=== Supplied material ===
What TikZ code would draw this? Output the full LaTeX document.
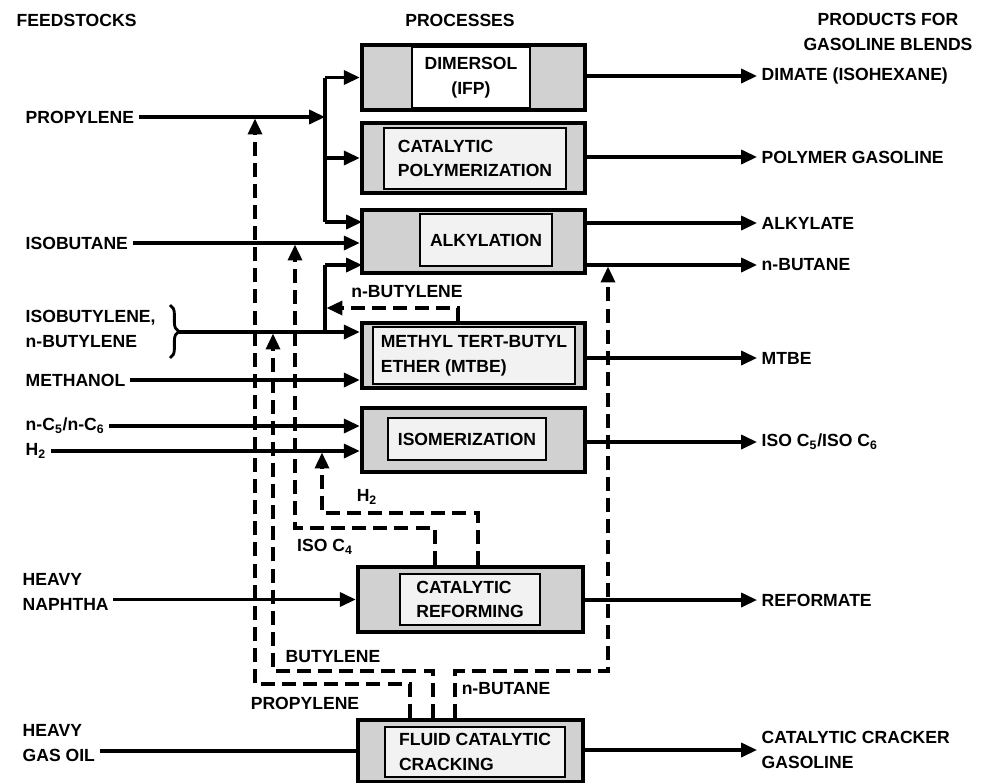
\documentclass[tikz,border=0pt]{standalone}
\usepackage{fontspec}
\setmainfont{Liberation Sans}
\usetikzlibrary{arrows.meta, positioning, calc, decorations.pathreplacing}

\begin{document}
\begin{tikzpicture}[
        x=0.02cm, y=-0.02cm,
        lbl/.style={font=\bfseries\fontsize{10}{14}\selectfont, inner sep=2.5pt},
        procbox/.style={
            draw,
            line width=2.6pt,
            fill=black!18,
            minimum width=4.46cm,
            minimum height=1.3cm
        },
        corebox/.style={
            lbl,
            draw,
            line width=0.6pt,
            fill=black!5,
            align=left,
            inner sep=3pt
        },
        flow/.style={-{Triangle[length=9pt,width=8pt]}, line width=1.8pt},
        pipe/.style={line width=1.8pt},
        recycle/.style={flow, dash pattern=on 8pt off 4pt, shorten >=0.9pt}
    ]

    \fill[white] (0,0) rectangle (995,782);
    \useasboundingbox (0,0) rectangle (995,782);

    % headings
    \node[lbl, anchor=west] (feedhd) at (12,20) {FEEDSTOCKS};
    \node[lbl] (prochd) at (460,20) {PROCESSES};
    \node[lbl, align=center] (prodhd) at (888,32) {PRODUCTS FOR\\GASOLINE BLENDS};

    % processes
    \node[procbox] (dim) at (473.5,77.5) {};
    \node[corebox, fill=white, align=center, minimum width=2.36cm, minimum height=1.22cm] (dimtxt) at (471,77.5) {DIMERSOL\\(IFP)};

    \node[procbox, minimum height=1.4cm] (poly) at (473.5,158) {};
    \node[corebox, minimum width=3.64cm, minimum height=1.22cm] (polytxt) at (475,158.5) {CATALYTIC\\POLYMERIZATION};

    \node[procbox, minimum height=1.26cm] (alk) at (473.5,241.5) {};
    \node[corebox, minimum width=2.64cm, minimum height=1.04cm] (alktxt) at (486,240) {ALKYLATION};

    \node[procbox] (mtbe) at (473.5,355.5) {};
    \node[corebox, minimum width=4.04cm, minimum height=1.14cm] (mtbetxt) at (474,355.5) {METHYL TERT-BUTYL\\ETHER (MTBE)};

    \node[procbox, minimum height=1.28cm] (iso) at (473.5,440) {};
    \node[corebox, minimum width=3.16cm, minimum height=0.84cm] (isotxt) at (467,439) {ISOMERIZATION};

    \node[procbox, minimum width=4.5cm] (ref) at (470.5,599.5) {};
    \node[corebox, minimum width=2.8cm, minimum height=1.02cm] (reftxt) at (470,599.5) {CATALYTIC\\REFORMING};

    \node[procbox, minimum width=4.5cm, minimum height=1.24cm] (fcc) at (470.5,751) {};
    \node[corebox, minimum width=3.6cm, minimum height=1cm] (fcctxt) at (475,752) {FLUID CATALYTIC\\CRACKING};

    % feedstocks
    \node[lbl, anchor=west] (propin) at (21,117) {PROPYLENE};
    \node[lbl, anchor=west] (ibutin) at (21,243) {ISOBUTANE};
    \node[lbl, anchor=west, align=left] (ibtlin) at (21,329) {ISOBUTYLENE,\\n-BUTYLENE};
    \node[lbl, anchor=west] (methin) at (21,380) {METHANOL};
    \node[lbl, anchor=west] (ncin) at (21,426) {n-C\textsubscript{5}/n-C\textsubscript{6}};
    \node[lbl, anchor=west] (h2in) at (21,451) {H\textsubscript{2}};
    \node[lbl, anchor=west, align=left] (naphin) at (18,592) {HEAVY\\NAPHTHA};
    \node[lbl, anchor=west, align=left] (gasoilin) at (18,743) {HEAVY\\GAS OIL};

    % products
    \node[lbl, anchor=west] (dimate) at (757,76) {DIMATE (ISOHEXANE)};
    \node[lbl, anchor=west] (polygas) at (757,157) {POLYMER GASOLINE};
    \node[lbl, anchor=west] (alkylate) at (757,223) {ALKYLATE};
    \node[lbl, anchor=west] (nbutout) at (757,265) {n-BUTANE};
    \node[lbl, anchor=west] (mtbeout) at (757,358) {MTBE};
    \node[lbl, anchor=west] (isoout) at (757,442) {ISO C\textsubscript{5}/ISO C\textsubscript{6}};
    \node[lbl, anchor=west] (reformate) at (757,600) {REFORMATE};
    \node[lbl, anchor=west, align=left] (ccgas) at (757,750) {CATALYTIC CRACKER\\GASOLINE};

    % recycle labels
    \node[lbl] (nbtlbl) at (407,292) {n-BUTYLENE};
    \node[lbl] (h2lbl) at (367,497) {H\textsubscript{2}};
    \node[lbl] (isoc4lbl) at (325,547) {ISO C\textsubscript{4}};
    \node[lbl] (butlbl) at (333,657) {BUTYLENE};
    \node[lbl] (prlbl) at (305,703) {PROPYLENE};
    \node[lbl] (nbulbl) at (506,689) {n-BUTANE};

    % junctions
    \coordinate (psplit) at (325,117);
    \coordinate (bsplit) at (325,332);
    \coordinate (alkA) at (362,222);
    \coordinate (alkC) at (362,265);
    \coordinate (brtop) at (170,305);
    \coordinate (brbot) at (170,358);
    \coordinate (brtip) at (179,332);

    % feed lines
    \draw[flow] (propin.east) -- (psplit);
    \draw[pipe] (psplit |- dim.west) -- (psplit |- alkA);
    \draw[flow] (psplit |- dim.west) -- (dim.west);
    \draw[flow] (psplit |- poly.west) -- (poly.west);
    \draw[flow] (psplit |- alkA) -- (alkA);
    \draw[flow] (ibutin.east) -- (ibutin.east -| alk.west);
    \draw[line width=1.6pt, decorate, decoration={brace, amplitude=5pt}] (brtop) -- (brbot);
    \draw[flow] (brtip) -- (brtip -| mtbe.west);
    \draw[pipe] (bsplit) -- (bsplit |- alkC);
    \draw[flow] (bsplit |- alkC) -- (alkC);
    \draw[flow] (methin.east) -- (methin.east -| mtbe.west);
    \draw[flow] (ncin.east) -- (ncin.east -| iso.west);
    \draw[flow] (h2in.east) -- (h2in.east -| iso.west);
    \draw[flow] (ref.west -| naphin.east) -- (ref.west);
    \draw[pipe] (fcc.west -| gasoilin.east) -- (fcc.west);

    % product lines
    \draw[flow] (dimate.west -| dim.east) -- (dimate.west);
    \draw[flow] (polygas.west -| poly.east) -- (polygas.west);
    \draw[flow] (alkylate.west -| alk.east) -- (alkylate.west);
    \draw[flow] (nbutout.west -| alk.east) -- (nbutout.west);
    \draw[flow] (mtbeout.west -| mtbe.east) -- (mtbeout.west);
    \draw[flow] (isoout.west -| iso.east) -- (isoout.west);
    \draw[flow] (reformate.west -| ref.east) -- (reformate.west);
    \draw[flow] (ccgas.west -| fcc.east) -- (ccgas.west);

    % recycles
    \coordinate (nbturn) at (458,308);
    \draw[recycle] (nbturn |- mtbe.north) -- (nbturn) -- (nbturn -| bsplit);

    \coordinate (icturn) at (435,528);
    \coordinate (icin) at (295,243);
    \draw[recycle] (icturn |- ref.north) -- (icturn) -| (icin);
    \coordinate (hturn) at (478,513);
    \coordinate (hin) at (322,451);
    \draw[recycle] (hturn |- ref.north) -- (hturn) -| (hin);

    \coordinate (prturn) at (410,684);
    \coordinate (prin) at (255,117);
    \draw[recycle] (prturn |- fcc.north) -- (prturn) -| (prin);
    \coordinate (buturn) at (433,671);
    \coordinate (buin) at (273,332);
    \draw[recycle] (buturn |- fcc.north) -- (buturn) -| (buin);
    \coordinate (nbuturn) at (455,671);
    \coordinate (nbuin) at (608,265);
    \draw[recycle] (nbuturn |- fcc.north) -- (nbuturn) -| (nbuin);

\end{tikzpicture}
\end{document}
===
=== Supplied material ===
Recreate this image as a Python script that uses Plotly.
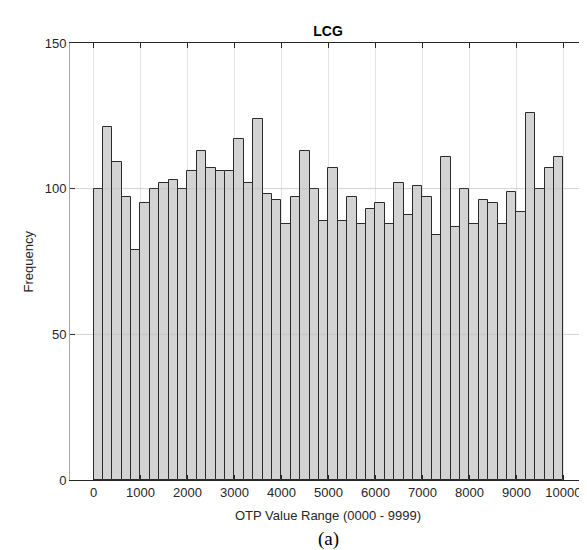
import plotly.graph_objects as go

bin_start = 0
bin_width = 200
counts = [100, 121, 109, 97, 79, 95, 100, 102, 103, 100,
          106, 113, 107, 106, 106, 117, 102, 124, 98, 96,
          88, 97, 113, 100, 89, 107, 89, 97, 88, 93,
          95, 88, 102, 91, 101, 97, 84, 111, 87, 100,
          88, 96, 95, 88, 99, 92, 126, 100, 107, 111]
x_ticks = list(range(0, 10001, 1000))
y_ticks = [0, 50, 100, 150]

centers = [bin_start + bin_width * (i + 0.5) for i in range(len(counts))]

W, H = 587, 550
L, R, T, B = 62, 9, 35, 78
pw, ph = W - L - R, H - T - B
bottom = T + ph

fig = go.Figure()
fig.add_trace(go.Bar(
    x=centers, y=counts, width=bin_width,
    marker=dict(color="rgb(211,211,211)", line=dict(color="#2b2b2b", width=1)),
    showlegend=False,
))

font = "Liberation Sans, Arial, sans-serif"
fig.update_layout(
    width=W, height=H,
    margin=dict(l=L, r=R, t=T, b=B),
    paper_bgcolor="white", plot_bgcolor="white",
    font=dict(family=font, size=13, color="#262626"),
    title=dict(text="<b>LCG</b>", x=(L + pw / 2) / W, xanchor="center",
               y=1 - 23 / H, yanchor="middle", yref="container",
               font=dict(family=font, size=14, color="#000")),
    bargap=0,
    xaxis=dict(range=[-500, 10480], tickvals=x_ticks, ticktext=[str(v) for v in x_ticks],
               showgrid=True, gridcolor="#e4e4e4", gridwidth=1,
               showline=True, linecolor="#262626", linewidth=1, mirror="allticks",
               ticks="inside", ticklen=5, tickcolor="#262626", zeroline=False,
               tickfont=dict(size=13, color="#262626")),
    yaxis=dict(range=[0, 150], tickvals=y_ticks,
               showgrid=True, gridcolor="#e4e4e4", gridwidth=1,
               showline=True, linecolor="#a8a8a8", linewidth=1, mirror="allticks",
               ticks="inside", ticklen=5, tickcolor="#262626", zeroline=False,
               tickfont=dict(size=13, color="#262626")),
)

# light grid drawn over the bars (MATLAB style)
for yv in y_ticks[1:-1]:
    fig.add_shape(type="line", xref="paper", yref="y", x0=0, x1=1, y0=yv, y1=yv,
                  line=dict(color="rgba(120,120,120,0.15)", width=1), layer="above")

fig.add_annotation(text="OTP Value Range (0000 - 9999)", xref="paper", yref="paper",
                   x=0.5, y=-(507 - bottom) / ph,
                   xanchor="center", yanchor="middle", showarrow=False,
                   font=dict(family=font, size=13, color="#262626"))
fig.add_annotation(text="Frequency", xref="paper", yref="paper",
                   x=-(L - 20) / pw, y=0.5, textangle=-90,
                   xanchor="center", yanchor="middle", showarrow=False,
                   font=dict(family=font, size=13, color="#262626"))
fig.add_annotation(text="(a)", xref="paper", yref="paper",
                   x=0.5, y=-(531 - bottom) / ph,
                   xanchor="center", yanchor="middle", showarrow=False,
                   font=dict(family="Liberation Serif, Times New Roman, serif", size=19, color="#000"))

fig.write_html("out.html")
===
(Directions) State how many lines above include the word "this", and nothing more.

(Result of the exercise) 2